# Start of Input rows
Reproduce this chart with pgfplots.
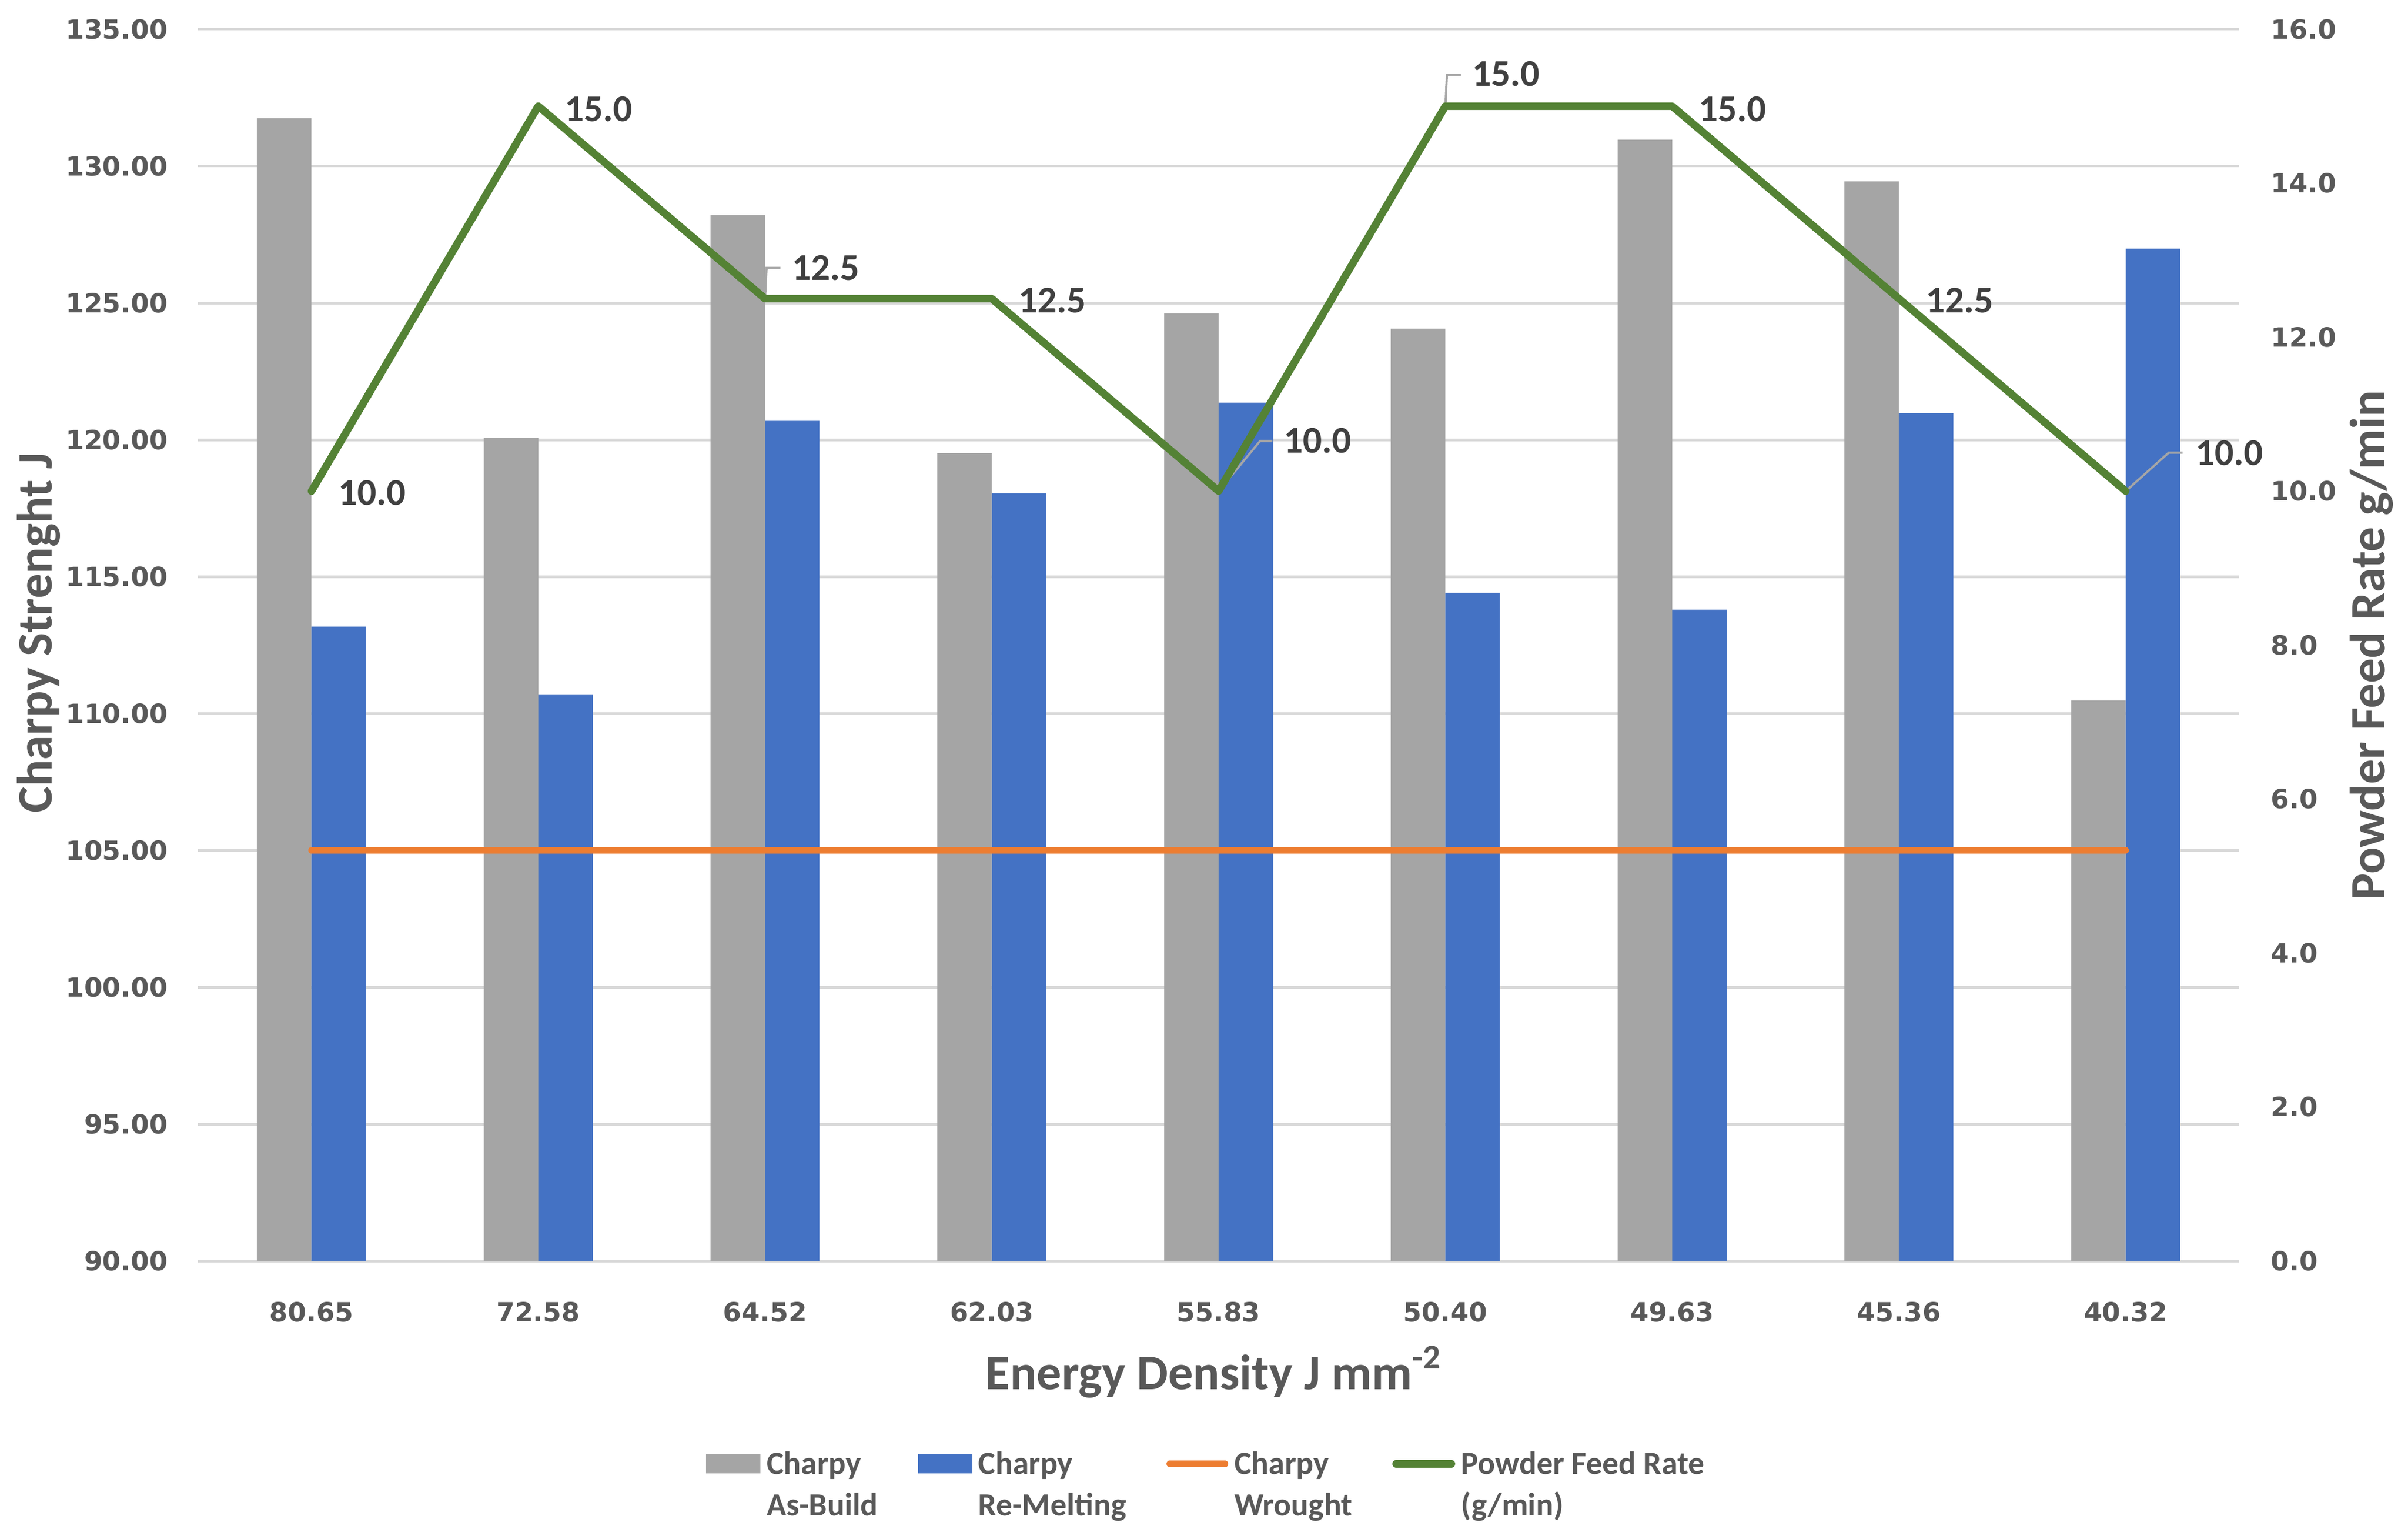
\documentclass[border=0pt]{standalone}
\usepackage{fontspec}
\setmainfont{Carlito}
\newfontfamily\tickfont{DejaVu Sans}
\usepackage{pgfplots}
\usepackage{pgfplotstable}
\pgfplotsset{compat=1.18}

\definecolor{asbuild}{HTML}{A5A5A5}
\definecolor{remelt}{HTML}{4472C4}
\definecolor{wrought}{HTML}{ED7D31}
\definecolor{feed}{HTML}{548235}
\definecolor{gridc}{HTML}{D9D9D9}
\definecolor{txt}{HTML}{595959}
\definecolor{lbl}{HTML}{404040}
\definecolor{leadc}{HTML}{A6A6A6}

% Charpy values (J), categories = energy density
\pgfplotstableread{
x asbuild remelt wrought
0 131.75 113.17 105
1 120.07 110.70 105
2 128.21 120.69 105
3 119.51 118.05 105
4 124.62 121.36 105
5 124.06 114.41 105
6 130.96 113.79 105
7 129.44 120.97 105
8 110.48 126.98 105
}\charpy

% powder feed rate; dx/dy = label offsets in mm
\pgfplotstableread{
x feed dx dy
0 10.0 1.5 -0.1
1 15.0 1.5 -0.2
2 12.5 1.5 2.0
3 12.5 1.5 -0.1
4 10.0 4.0 3.3
5 15.0 1.5 2.1
6 15.0 1.5 -0.2
7 12.5 1.5 -0.1
8 10.0 4.3 2.5
}\feedrate

% leader lines of the moved data labels (right-axis units)
\pgfplotstableread{
x y
2 12.5
2.0068 12.899
2.0677 12.899
nan nan
4 10
4.1828 10.650
4.2370 10.650
nan nan
5 15
5.0068 15.405
5.0677 15.405
nan nan
8 10
8.1896 10.499
8.2505 10.499
}\leaders

\tikzset{titlefont/.style={font=\bfseries\fontsize{9.2}{11}\selectfont, text=txt}}

\pgfplotsset{
  base/.style={
    scale only axis,
    width=13.29cm, height=8.02cm,
    xmin=-0.5, xmax=8.5,
    axis line style={draw=none},
    major tick length=0pt,
    tick label style={font=\tickfont\bfseries\fontsize{4.9}{5.5}\selectfont, text=txt, inner sep=0pt},
    /pgf/number format/assume math mode=true,
  },
}

\begin{document}
\begin{tikzpicture}
\useasboundingbox (-1.29cm,-1.81cm) rectangle (14.39cm,8.21cm);

\begin{axis}[base,
    ymin=90, ymax=135,
    ytick={90,95,...,135},
    ymajorgrids,
    grid style={gridc, line width=0.5pt},
    yticklabel style={/pgf/number format/.cd, fixed, fixed zerofill, precision=2, /tikz/.cd, xshift=-1.9mm},
    xtick={0,...,8},
    xticklabels={80.65,72.58,64.52,62.03,55.83,50.40,49.63,45.36,40.32},
    xticklabel style={yshift=-2.6mm},
    ylabel={Charpy Strenght J},
    xlabel={Energy Density J mm\textsuperscript{-2}},
    every axis y label/.style={at={(axis description cs:-0.078,0.51)}, rotate=90, anchor=center, titlefont},
    every axis x label/.style={at={(axis description cs:0.498,-0.09)}, anchor=center, titlefont},
  ]
  \addplot[ybar, bar width=3.55mm, bar shift=-1.775mm, fill=asbuild, draw=none] table[x=x, y=asbuild] {\charpy};
  \addplot[ybar, bar width=3.55mm, bar shift=1.775mm, fill=remelt, draw=none] table[x=x, y=remelt] {\charpy};
  \addplot[wrought, line width=1.2pt, line cap=round, mark=none] table[x=x, y=wrought] {\charpy};
\end{axis}

\begin{axis}[base,
    axis y line*=right, axis x line=none,
    ymin=0, ymax=16,
    ytick={0,2,...,16},
    yticklabel style={/pgf/number format/.cd, fixed, fixed zerofill, precision=1, /tikz/.cd, xshift=2mm},
    ylabel={Powder Feed Rate g/min},
    every axis y label/.style={at={(axis description cs:1.065,0.5)}, rotate=90, anchor=center, titlefont},
    unbounded coords=jump,
    legend columns=4,
    legend style={draw=none, at={(0.495,-0.135)}, anchor=north,
      font=\bfseries\fontsize{6}{7.7}\selectfont, text=txt,
      nodes={inner sep=0.4mm},
      /tikz/every even column/.append style={column sep=2.2mm}},
  ]
  \addlegendimage{legend image code/.code={\fill[asbuild] (0mm,-0.55mm) rectangle (3.4mm,0.55mm);}}
  \addlegendentry{\begin{tabular}[t]{@{}l@{}}Charpy\\As-Build\end{tabular}}
  \addlegendimage{legend image code/.code={\fill[remelt] (0mm,-0.55mm) rectangle (3.4mm,0.55mm);}}
  \addlegendentry{\begin{tabular}[t]{@{}l@{}}Charpy\\Re-Melting\end{tabular}}
  \addlegendimage{legend image code/.code={\draw[wrought, line width=1.2pt, line cap=round] (0mm,0mm) -- (3.6mm,0mm);}}
  \addlegendentry{\begin{tabular}[t]{@{}l@{}}Charpy\\Wrought\end{tabular}}

  \addplot[leadc, line width=0.4pt, mark=none, forget plot] table[x=x, y=y] {\leaders};

  \addplot[feed, line width=1.4pt, line cap=round, line join=round, mark=none,
    legend image code/.code={\draw[feed, line width=1.4pt, line cap=round] (0mm,0mm) -- (3.6mm,0mm);},
    point meta=y,
    visualization depends on={\thisrow{dx} \as \dx},
    visualization depends on={\thisrow{dy} \as \dy},
    nodes near coords={\pgfmathprintnumber[fixed, fixed zerofill, precision=1]{\pgfplotspointmeta}},
    every node near coord/.append style={anchor=west, inner sep=0pt, xshift=\dx mm, yshift=\dy mm,
      font=\bfseries\fontsize{7}{8}\selectfont, text=lbl},
  ] table[x=x, y=feed] {\feedrate};
  \addlegendentry{\begin{tabular}[t]{@{}l@{}}Powder Feed Rate\\(g/min)\end{tabular}}
\end{axis}
\end{tikzpicture}
\end{document}
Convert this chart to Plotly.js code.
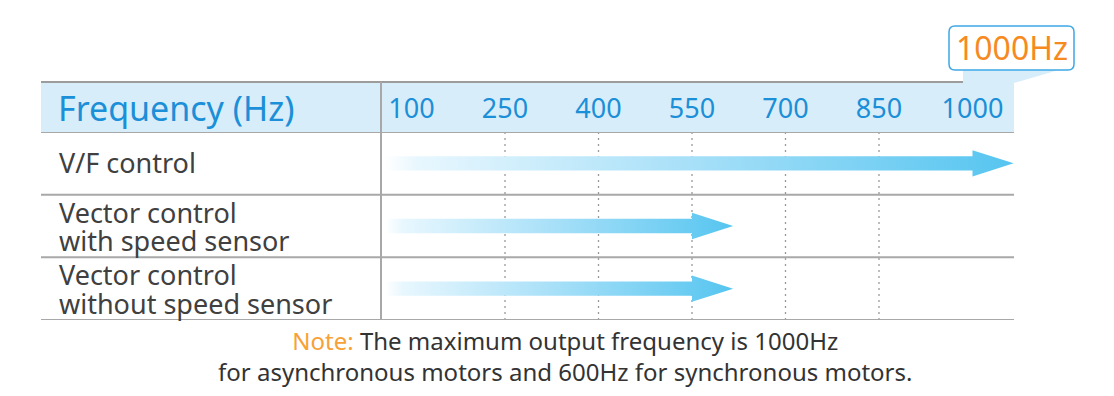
# End of Input rows
• **Written problem**
Copy every line above word for word and exclude the pictures.

• **Output for this task**
Reproduce this chart with pgfplots.
\documentclass[border=0pt]{standalone}
\usepackage{fontspec}
\setmainfont{Carlito}
\newfontfamily\tickfont{DejaVu Sans}
\usepackage{pgfplots}
\usepackage{pgfplotstable}
\pgfplotsset{compat=1.18}

\definecolor{asbuild}{HTML}{A5A5A5}
\definecolor{remelt}{HTML}{4472C4}
\definecolor{wrought}{HTML}{ED7D31}
\definecolor{feed}{HTML}{548235}
\definecolor{gridc}{HTML}{D9D9D9}
\definecolor{txt}{HTML}{595959}
\definecolor{lbl}{HTML}{404040}
\definecolor{leadc}{HTML}{A6A6A6}

% Charpy values (J), categories = energy density
\pgfplotstableread{
x asbuild remelt wrought
0 131.75 113.17 105
1 120.07 110.70 105
2 128.21 120.69 105
3 119.51 118.05 105
4 124.62 121.36 105
5 124.06 114.41 105
6 130.96 113.79 105
7 129.44 120.97 105
8 110.48 126.98 105
}\charpy

% powder feed rate; dx/dy = label offsets in mm
\pgfplotstableread{
x feed dx dy
0 10.0 1.5 -0.1
1 15.0 1.5 -0.2
2 12.5 1.5 2.0
3 12.5 1.5 -0.1
4 10.0 4.0 3.3
5 15.0 1.5 2.1
6 15.0 1.5 -0.2
7 12.5 1.5 -0.1
8 10.0 4.3 2.5
}\feedrate

% leader lines of the moved data labels (right-axis units)
\pgfplotstableread{
x y
2 12.5
2.0068 12.899
2.0677 12.899
nan nan
4 10
4.1828 10.650
4.2370 10.650
nan nan
5 15
5.0068 15.405
5.0677 15.405
nan nan
8 10
8.1896 10.499
8.2505 10.499
}\leaders

\tikzset{titlefont/.style={font=\bfseries\fontsize{9.2}{11}\selectfont, text=txt}}

\pgfplotsset{
  base/.style={
    scale only axis,
    width=13.29cm, height=8.02cm,
    xmin=-0.5, xmax=8.5,
    axis line style={draw=none},
    major tick length=0pt,
    tick label style={font=\tickfont\bfseries\fontsize{4.9}{5.5}\selectfont, text=txt, inner sep=0pt},
    /pgf/number format/assume math mode=true,
  },
}

\begin{document}
\begin{tikzpicture}
\useasboundingbox (-1.29cm,-1.81cm) rectangle (14.39cm,8.21cm);

\begin{axis}[base,
    ymin=90, ymax=135,
    ytick={90,95,...,135},
    ymajorgrids,
    grid style={gridc, line width=0.5pt},
    yticklabel style={/pgf/number format/.cd, fixed, fixed zerofill, precision=2, /tikz/.cd, xshift=-1.9mm},
    xtick={0,...,8},
    xticklabels={80.65,72.58,64.52,62.03,55.83,50.40,49.63,45.36,40.32},
    xticklabel style={yshift=-2.6mm},
    ylabel={Charpy Strenght J},
    xlabel={Energy Density J mm\textsuperscript{-2}},
    every axis y label/.style={at={(axis description cs:-0.078,0.51)}, rotate=90, anchor=center, titlefont},
    every axis x label/.style={at={(axis description cs:0.498,-0.09)}, anchor=center, titlefont},
  ]
  \addplot[ybar, bar width=3.55mm, bar shift=-1.775mm, fill=asbuild, draw=none] table[x=x, y=asbuild] {\charpy};
  \addplot[ybar, bar width=3.55mm, bar shift=1.775mm, fill=remelt, draw=none] table[x=x, y=remelt] {\charpy};
  \addplot[wrought, line width=1.2pt, line cap=round, mark=none] table[x=x, y=wrought] {\charpy};
\end{axis}

\begin{axis}[base,
    axis y line*=right, axis x line=none,
    ymin=0, ymax=16,
    ytick={0,2,...,16},
    yticklabel style={/pgf/number format/.cd, fixed, fixed zerofill, precision=1, /tikz/.cd, xshift=2mm},
    ylabel={Powder Feed Rate g/min},
    every axis y label/.style={at={(axis description cs:1.065,0.5)}, rotate=90, anchor=center, titlefont},
    unbounded coords=jump,
    legend columns=4,
    legend style={draw=none, at={(0.495,-0.135)}, anchor=north,
      font=\bfseries\fontsize{6}{7.7}\selectfont, text=txt,
      nodes={inner sep=0.4mm},
      /tikz/every even column/.append style={column sep=2.2mm}},
  ]
  \addlegendimage{legend image code/.code={\fill[asbuild] (0mm,-0.55mm) rectangle (3.4mm,0.55mm);}}
  \addlegendentry{\begin{tabular}[t]{@{}l@{}}Charpy\\As-Build\end{tabular}}
  \addlegendimage{legend image code/.code={\fill[remelt] (0mm,-0.55mm) rectangle (3.4mm,0.55mm);}}
  \addlegendentry{\begin{tabular}[t]{@{}l@{}}Charpy\\Re-Melting\end{tabular}}
  \addlegendimage{legend image code/.code={\draw[wrought, line width=1.2pt, line cap=round] (0mm,0mm) -- (3.6mm,0mm);}}
  \addlegendentry{\begin{tabular}[t]{@{}l@{}}Charpy\\Wrought\end{tabular}}

  \addplot[leadc, line width=0.4pt, mark=none, forget plot] table[x=x, y=y] {\leaders};

  \addplot[feed, line width=1.4pt, line cap=round, line join=round, mark=none,
    legend image code/.code={\draw[feed, line width=1.4pt, line cap=round] (0mm,0mm) -- (3.6mm,0mm);},
    point meta=y,
    visualization depends on={\thisrow{dx} \as \dx},
    visualization depends on={\thisrow{dy} \as \dy},
    nodes near coords={\pgfmathprintnumber[fixed, fixed zerofill, precision=1]{\pgfplotspointmeta}},
    every node near coord/.append style={anchor=west, inner sep=0pt, xshift=\dx mm, yshift=\dy mm,
      font=\bfseries\fontsize{7}{8}\selectfont, text=lbl},
  ] table[x=x, y=feed] {\feedrate};
  \addlegendentry{\begin{tabular}[t]{@{}l@{}}Powder Feed Rate\\(g/min)\end{tabular}}
\end{axis}
\end{tikzpicture}
\end{document}
Convert this chart to Plotly.js code.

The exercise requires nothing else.